## Task brief
Extract exactly those lines that lie between the start of the material and the line with "(sum.west) -- (sum.east);", including both boundary lines and no others.

## Data lines
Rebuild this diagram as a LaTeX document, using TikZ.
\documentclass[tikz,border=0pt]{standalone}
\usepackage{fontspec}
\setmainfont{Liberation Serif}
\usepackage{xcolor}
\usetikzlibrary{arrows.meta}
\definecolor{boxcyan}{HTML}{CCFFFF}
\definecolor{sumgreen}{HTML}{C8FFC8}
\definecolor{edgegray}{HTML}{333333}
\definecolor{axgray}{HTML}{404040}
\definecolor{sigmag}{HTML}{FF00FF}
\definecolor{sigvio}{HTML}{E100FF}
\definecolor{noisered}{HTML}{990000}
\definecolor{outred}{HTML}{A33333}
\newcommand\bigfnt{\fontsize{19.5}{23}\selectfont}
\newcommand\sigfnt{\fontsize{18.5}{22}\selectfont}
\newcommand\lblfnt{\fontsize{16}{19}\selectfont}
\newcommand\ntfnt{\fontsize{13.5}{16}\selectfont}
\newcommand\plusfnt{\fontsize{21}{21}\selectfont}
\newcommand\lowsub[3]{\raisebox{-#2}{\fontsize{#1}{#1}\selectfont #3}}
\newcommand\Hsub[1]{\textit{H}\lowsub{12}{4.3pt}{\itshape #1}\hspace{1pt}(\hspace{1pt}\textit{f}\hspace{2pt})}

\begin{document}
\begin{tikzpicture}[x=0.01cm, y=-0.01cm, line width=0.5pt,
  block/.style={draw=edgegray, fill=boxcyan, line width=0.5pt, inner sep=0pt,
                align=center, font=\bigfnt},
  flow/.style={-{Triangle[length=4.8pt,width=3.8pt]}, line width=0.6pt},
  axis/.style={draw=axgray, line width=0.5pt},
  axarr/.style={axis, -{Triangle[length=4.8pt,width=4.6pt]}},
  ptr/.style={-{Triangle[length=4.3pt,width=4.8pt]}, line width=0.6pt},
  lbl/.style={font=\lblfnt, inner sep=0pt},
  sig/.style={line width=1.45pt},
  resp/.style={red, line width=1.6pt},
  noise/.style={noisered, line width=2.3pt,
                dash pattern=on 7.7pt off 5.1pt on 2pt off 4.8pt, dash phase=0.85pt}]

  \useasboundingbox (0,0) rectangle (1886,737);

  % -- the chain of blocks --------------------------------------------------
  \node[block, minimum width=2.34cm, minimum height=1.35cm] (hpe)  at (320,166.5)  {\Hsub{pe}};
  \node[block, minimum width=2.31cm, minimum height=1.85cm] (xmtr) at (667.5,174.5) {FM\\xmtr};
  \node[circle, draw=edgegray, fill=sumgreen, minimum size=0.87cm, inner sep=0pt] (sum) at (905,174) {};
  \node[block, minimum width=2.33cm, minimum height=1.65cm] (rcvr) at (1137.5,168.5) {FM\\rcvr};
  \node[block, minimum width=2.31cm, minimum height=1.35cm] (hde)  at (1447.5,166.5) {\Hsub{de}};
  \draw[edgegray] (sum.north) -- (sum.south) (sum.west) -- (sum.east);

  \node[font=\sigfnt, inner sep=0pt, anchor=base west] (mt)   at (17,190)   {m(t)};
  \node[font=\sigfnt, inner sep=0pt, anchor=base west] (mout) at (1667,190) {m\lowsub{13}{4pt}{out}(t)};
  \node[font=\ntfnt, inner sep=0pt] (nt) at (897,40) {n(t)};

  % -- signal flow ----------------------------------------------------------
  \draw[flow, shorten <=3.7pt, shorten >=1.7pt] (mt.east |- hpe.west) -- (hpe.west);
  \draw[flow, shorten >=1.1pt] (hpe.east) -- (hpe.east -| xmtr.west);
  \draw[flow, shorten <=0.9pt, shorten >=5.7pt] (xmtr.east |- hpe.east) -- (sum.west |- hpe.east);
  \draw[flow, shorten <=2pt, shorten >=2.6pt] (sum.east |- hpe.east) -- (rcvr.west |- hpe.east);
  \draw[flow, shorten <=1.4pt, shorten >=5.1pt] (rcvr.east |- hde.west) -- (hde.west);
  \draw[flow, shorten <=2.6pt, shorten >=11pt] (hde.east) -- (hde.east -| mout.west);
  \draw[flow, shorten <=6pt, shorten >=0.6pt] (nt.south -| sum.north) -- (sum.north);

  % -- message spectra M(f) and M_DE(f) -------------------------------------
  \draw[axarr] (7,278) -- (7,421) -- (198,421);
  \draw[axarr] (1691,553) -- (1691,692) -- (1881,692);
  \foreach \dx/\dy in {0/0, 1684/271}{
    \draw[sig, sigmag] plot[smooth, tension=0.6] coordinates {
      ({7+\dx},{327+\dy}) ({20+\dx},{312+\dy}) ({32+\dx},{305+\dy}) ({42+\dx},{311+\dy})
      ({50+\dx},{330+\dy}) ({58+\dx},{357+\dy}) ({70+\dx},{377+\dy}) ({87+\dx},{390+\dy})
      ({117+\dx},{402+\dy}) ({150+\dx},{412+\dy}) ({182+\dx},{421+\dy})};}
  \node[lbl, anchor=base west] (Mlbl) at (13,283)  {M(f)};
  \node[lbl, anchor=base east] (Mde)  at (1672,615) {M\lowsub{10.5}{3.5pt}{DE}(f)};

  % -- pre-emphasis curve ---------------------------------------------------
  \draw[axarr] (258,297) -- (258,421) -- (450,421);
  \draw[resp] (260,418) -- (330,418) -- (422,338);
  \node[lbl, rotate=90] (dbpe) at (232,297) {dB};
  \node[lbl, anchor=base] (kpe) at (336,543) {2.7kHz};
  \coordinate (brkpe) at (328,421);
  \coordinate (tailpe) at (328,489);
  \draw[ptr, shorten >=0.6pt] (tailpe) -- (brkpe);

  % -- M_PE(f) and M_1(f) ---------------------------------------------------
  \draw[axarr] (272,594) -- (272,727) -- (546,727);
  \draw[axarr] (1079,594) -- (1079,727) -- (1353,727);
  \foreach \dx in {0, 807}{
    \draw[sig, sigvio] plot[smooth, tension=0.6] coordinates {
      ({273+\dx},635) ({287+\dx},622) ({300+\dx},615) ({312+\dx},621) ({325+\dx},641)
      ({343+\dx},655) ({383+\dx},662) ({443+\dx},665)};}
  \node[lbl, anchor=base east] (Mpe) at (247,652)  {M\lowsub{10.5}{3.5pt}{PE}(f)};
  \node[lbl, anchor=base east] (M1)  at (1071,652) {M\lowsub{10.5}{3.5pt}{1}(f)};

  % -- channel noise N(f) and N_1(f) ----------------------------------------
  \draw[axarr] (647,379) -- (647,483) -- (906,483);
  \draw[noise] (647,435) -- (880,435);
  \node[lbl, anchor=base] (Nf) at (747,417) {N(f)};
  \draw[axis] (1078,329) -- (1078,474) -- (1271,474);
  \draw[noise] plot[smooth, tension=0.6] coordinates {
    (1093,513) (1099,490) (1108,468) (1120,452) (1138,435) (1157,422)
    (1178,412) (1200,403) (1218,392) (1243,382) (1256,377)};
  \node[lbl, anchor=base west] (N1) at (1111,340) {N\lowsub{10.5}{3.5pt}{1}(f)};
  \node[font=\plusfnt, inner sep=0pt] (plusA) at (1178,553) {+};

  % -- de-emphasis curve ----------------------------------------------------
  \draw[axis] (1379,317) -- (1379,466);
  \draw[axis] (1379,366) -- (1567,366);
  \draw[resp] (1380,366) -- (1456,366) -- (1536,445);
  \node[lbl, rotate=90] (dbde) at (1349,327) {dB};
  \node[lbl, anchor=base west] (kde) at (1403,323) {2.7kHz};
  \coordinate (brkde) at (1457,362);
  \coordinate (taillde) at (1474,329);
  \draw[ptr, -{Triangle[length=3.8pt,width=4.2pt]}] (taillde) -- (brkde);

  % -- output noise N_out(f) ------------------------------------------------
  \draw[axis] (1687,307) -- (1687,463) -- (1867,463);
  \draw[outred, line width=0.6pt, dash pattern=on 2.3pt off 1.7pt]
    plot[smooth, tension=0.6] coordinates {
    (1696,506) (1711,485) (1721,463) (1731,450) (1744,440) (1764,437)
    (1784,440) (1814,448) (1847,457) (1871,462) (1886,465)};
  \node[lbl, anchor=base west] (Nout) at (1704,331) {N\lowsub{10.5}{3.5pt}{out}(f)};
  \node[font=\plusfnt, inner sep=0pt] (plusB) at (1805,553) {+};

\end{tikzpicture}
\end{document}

## Answer to this exercise
Rebuild this diagram as a LaTeX document, using TikZ.
\documentclass[tikz,border=0pt]{standalone}
\usepackage{fontspec}
\setmainfont{Liberation Serif}
\usepackage{xcolor}
\usetikzlibrary{arrows.meta}
\definecolor{boxcyan}{HTML}{CCFFFF}
\definecolor{sumgreen}{HTML}{C8FFC8}
\definecolor{edgegray}{HTML}{333333}
\definecolor{axgray}{HTML}{404040}
\definecolor{sigmag}{HTML}{FF00FF}
\definecolor{sigvio}{HTML}{E100FF}
\definecolor{noisered}{HTML}{990000}
\definecolor{outred}{HTML}{A33333}
\newcommand\bigfnt{\fontsize{19.5}{23}\selectfont}
\newcommand\sigfnt{\fontsize{18.5}{22}\selectfont}
\newcommand\lblfnt{\fontsize{16}{19}\selectfont}
\newcommand\ntfnt{\fontsize{13.5}{16}\selectfont}
\newcommand\plusfnt{\fontsize{21}{21}\selectfont}
\newcommand\lowsub[3]{\raisebox{-#2}{\fontsize{#1}{#1}\selectfont #3}}
\newcommand\Hsub[1]{\textit{H}\lowsub{12}{4.3pt}{\itshape #1}\hspace{1pt}(\hspace{1pt}\textit{f}\hspace{2pt})}

\begin{document}
\begin{tikzpicture}[x=0.01cm, y=-0.01cm, line width=0.5pt,
  block/.style={draw=edgegray, fill=boxcyan, line width=0.5pt, inner sep=0pt,
                align=center, font=\bigfnt},
  flow/.style={-{Triangle[length=4.8pt,width=3.8pt]}, line width=0.6pt},
  axis/.style={draw=axgray, line width=0.5pt},
  axarr/.style={axis, -{Triangle[length=4.8pt,width=4.6pt]}},
  ptr/.style={-{Triangle[length=4.3pt,width=4.8pt]}, line width=0.6pt},
  lbl/.style={font=\lblfnt, inner sep=0pt},
  sig/.style={line width=1.45pt},
  resp/.style={red, line width=1.6pt},
  noise/.style={noisered, line width=2.3pt,
                dash pattern=on 7.7pt off 5.1pt on 2pt off 4.8pt, dash phase=0.85pt}]

  \useasboundingbox (0,0) rectangle (1886,737);

  % -- the chain of blocks --------------------------------------------------
  \node[block, minimum width=2.34cm, minimum height=1.35cm] (hpe)  at (320,166.5)  {\Hsub{pe}};
  \node[block, minimum width=2.31cm, minimum height=1.85cm] (xmtr) at (667.5,174.5) {FM\\xmtr};
  \node[circle, draw=edgegray, fill=sumgreen, minimum size=0.87cm, inner sep=0pt] (sum) at (905,174) {};
  \node[block, minimum width=2.33cm, minimum height=1.65cm] (rcvr) at (1137.5,168.5) {FM\\rcvr};
  \node[block, minimum width=2.31cm, minimum height=1.35cm] (hde)  at (1447.5,166.5) {\Hsub{de}};
  \draw[edgegray] (sum.north) -- (sum.south) (sum.west) -- (sum.east);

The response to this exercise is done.